Task Message Protocol v2 (Draft Spec.)

Notes

  • Support for multiple languages via the lang header.

    Worker may redirect the message to a worker that supports the language.

  • Metadata moved to headers.

    This means that workers/intermediates can inspect the message and make decisions based on the headers without decoding the payload (which may be language specific, e.g. serialized by the Python specific pickle serializer).

  • Body is only for language specific data.

    • Python stores args/kwargs in body.
    • If a message uses raw encoding then the raw data will be passed as a single argument to the function.
    • Java/C, etc. can use a thrift/protobuf document as the body
  • Dispatches to actor based on c_type, c_meth headers

    c_meth is unused by python, but may be used in the future to specify class+method pairs.

  • Chain gains a dedicated field.

    Reducing the chain into a recursive callbacks argument causes problems when the recursion limit is exceeded.

    This is fixed in the new message protocol by specifying a list of signatures, each task will then pop a task off the list when sending the next message:

    1. execute_task(message)
    2. chain = message.headers['chain']
    3. if chain:
    4. sig = maybe_signature(chain.pop())
    5. sig.apply_async(chain=chain)
  • correlation_id replaces task_id field.

  • c_shadow lets you specify a different name for logs, monitors can be used for e.g. meta tasks that calls any function:

    1. from celery.utils.imports import qualname
    2. class PickleTask(Task):
    3. abstract = True
    4. def unpack_args(self, fun, args=()):
    5. return fun, args
    6. def apply_async(self, args, kwargs, **options):
    7. fun, real_args = self.unpack_args(*args)
    8. return super(PickleTask, self).apply_async(
    9. (fun, real_args, kwargs), shadow=qualname(fun), **options
    10. )
    11. @app.task(base=PickleTask)
    12. def call(fun, args, kwargs):
    13. return fun(*args, **kwargs)

Undecided

  • May consider moving callbacks/errbacks/chain into body.

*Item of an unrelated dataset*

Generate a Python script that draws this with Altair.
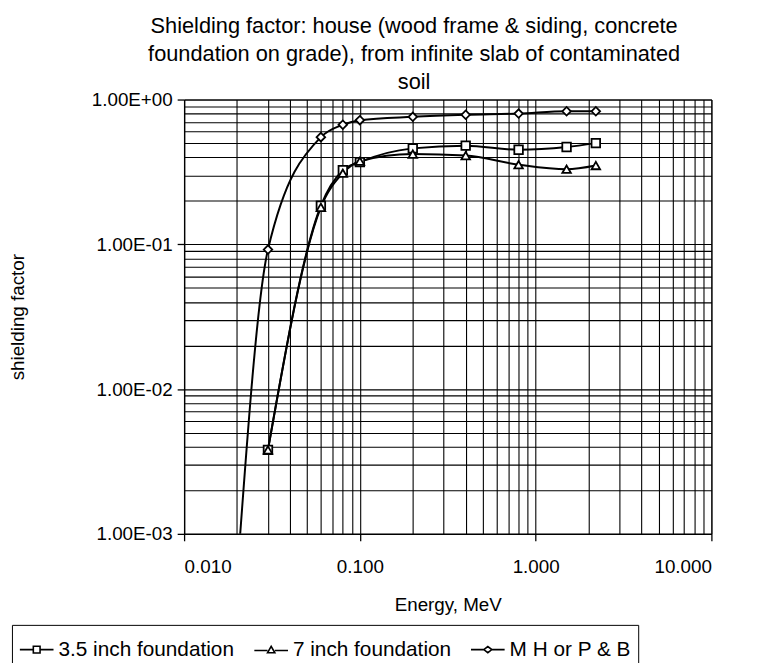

    Will huge lists in headers cause overhead? The downside of keeping them in the body is that intermediates won’t be able to introspect these values.

Definition

  1. # protocol v2 implies UTC=True
  2. # 'class' header existing means protocol is v2
  3. properties = {
  4. 'correlation_id': (uuid)task_id,
  5. 'content_type': (string)mime,
  6. 'content_encoding': (string)encoding,
  7. # optional
  8. 'reply_to': (string)queue_or_url,
  9. }
  10. headers = {
  11. 'lang': (string)'py'
  12. 'c_type': (string)task,
  13. # optional
  14. 'c_meth': (string)unused,
  15. 'c_shadow': (string)replace_name,
  16. 'eta': (iso8601)eta,
  17. 'expires'; (iso8601)expires,
  18. 'callbacks': (list)Signature,
  19. 'errbacks': (list)Signature,
  20. 'chain': (list)Signature, # non-recursive, reversed list of signatures
  21. 'group': (uuid)group_id,
  22. 'chord': (uuid)chord_id,
  23. 'retries': (int)retries,
  24. 'timelimit': (tuple)(soft, hard),
  25. }
  26. body = (args, kwargs)

Example

  1. # chain: add(add(add(2, 2), 4), 8) == 2 + 2 + 4 + 8
  2. task_id = uuid()
  3. basic_publish(
  4. message=json.dumps([[2, 2], {}]),
  5. application_headers={
  6. 'lang': 'py',
  7. 'c_type': 'proj.tasks.add',
  8. 'chain': [
  9. # reversed chain list
  10. {'task': 'proj.tasks.add', 'args': (8, )},
  11. {'task': 'proj.tasks.add', 'args': (4, )},
  12. ]
  13. }
  14. properties={
  15. 'correlation_id': task_id,
  16. 'content_type': 'application/json',
  17. 'content_encoding': 'utf-8',
  18. }
  19. )